Gravitons are the hypothetical carriers of gravity, corresponding to the photon for electromagnetism, with a very weak coupling to matter in comparison to all other forces:

With the strong force coupling at 1, the electromagnetic is at 1/137 , the weak 10^-6, the gravitational 10^-39.

Supposing for a valid quantization of gravity, the graviton graviton interaction will go through loops of other matter particles, making the interaction between two gravitons practically infinitesimal, 10^-78 .

So the graviton-graviton interaction will be very small.

Question 1. Can virtual particles, in particular gravitons, interfere?

Gravitons, if they exist, are like photons, not like virtual particles.

Interference in quantum mechanical terms comes from the superposition of the individual wavefunctions to an over all wavefunction of two gravitons, Psi. The superposition is linear and the probability density of the superposed Psi*Psi has the interference effects, without interaction. Just from the nature of the probability density.

Virtual particles are not in that ball game, they are within an integral and interference or interaction has no meaning . They are part of the mathematics keeping track of quantum numbers and energy momentum conservation.

The answer is that virtual particles do not interfere. Gravitons are real particles like photons and can interfere if in the same spacetime region

Question 2. Could this lead to a solution of the dark matter problem

The answer is no. Graviton graviton interactions are much worse than photon photon interactions, and interference effects are irrelevant in accumulation of bulk mass.

You might be interested in reading the wiki entry on the graviton.

Answer 3

The question on whether virtual particles (gravitons) can interfere is preceded by some arguments that contain a number of statements in need of careful consideration. So before I address the question, I'll first look at these statements:

1)

"Their existence [virtual particles] is allowed by Heisenberg's uncertainty principle, which allows a transitory violation of energy conservation in processes that endure a short enough time."

This statement reveals a common misconception about Heisenberg's uncertainty principle. It actually specifies a minimum uncertainty and not a maximum uncertainty. In other words, to satisfy the Heisenberg uncertainty principle, something needs to exist a long enough time and not a short enough time.
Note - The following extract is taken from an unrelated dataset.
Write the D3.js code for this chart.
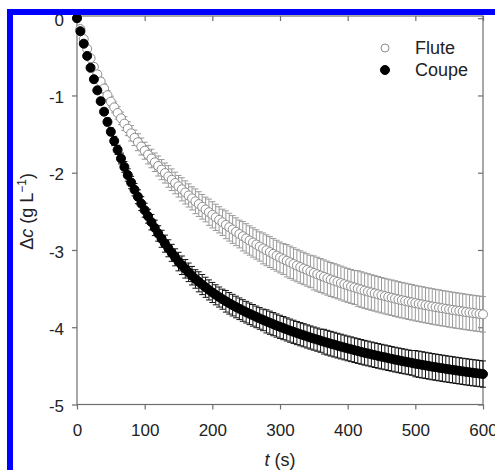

Something cannot `hide underneath' the uncertainty. No, the principle states that it is fundamentally impossible for anything (even virtual particles) to exist for shorter than a certain time given by the energy uncertainty.

2)

"...it is established that the less energetic the force carrier, the stronger is the force mediated."

Actually this is only true for non-Abelian theories (such as QCD and electroweak), as far as I know. Their couplings become weaker for higher energies. Other theories, such as QED grow stranger at higher energies. A quick survey of literature seems to indicate that there is a disagreement on whether quantum gravity can be said to have a running coupling.

3)

If gravitons can interfere, then it is likely that they would interfere destructively (chance dictates that both constructive and destructive interference are present, but destructive interference is more likely, that we can prove)

I would like to see that proof. Perhaps you can give a reference. Heuristically one can argue that destructive and constructive interference should be equally likely. The reason is that there must be energy conservation. In a random light field for instance one would find speckle, which contain bright spots and dark spots, such that the average intensity would maintain energy conservation.

4)

From Planck's relation from quantum mechanics, that means that these gravitons will be less energetic, thus increasing the strength of the force of gravitation, over large scales.

Based on the concerns mentioned above, this conclusion is questionable. In fact it is basically ruled out by observations. A force that grows stronger with distance would arguably reach a distance beyond which it become non-perturbative. It other words, it would confine itself just like QCD does. We see absolutely no evidence for that.

Question 1:

So let's consider the question about whether virtual particles can interfere. (In the context in which this question is being asked, I seriously doubt that this answer, or any of the other answers, would address the actually issue that the OP wishes to raise. There are simply too many misconceptions. However, for the sake of the question itself, and because the current two answers disagree with each other, I'll throw in my attempt.)

Virtual fields are perhaps most rigorously found as being represented by the internal lines in Feynman. The reason for them being virtual is because they are off-shell - i.e. they do not satisfy any dispersion relations. From this understanding it then followed that some physicists suggested that the force fields around particles (such as the Coulomb field around a charged particle) can be viewed as a virtual field.

When we want to say whether these virtual fields can interfere, we need to agree about what we mean by interference. It most situations this is understood to be found when different fields can form a linear superposition. Under certain situations this superposition may be observed as interference fringes. However, fringes do not need to be present to represent an interference phenomenon. There is for instance also the case of quantum interference in, for instance the Hong-Ou-Mandel effect.

So if we restrict ourselves to the case of virtual fields as they appear in Feynman diagram. Then indeed we have a linear superposition of infinitely many different contractions of the different fields (plane waves, both on and off shell). This linear superposition exists in the form of integrals over all the phase space degree of freedom that are involved in the diagram. Well that would mean that we have the scenario of interference, and since in incorporates virtual field, it then follows that such virtual fields also interfere.

Sadly, such an interference cannot be observed in the same way that one would observe interference in a classical optical field. The effect of the interference is more a sum-over-histories kind of interference that determined the probability amplitude for a specific interaction.

Question 2:

In view of the above, it is strongly doubtful that this could explain dark matter.

Answer 4

As i see it a gravitons would interfere if gravity waves interfere. And I certainly think that a gravity wave would interfere. I guess that they are transverse waves that can interfere like any other waves.